Le cuir reste le médium employé par l’artiste durant cette résidence de territoire au cours de laquelle il a bénéficié du matériel nécessaire et de l’appui d’une équipe technique de maroquiniers. C’est ainsi qu’il a réalisé un mur élaboré de plaques de cuir, molletonné en volume, serties de rivets, rappelant l’idée de la herse médiévale qui ici clive l’espace telle une grille visuelle. Ces coussins de cuir assemblés convoquent également dans leur structure l’image d’une armure lamellaire réalisée à partir d’écailles de cuir, très utilisée durant le haut Moyen-Age jusqu’à la fin du XIe siècle. Mais ici, la qualité de la peau employée, son aspect noir verni qui accroche et reflète la lumière, crée l’oxymore visuel d’une prison sensuelle. Le matériau lui-même dans sa dimension haptique donne une perception tactilo-kinesthésique qui dégage un effet véritablement physique, voire charnel.
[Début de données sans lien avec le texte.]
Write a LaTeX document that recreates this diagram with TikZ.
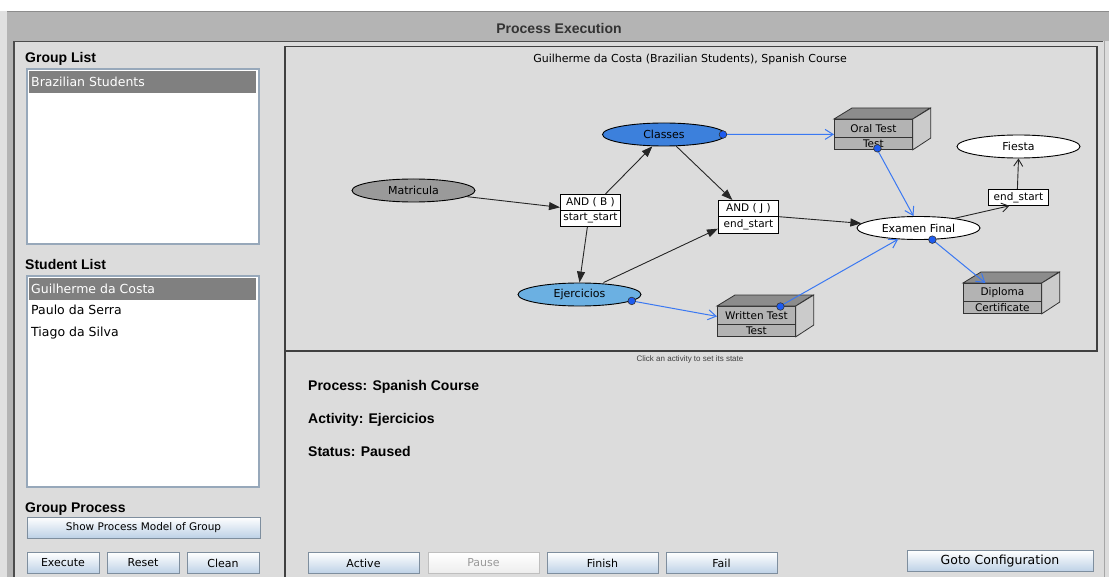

Cet assemblage de cuir noir molletonné est accompagné de meurtrières modulaires, translucides et fragmentées, sur lesquels sont disposés de multiples éléments. Leur disposition fait référence aux protections qui constituent l’équipement du chevalier mais aussi à la parure de la dame, sous-vêtements matelassés, atours, plastron, épaulières, harnais, caparaçon… Ils sont flanqués, de doubles manches ornées d’un délicat travail de broderie perlée dont les motifs en croix et en suspension reprennent les crevées médiévaux ; ainsi Floryan Varennes décloisonne la typologie des vêtements qui en ressortent unisexes, voire intersexes.
Delectatio Morosa est le nom d’un état de l’amour courtois, mais aussi celui que l’artiste a décidé de donner à cette pièce de cuir noir (notre photo d’ouverture). L’expression latine delectatio morosa désigne cette expérience psychique qui lie en un rapport étroit le plaisir au désir, entre les conceptions des théologiens et l’érotique des troubadours au début du XIIIe siècle. Elle évoque la complaisance qui s’attarde à savourer le plaisir inhérent au désir lui-même porté à l’extrême, que l’amant courtois goûte fantasmatiquement dans la longue désirance de sa dame interdite et inaccessible. La herse visuelle associée au fort pouvoir sensuel du cuir noir joue métaphoriquement sur cette notion du fantasme de l’imagination désirante, où l’amour tend vers son assouvissement et en même temps le redoute, comme la mort du désir. Tout est suspendu à cette attente dans laquelle se ressent le plaisir dans le désir d’un objet qui demeure absent, parce qu’inaccessible ou interdit.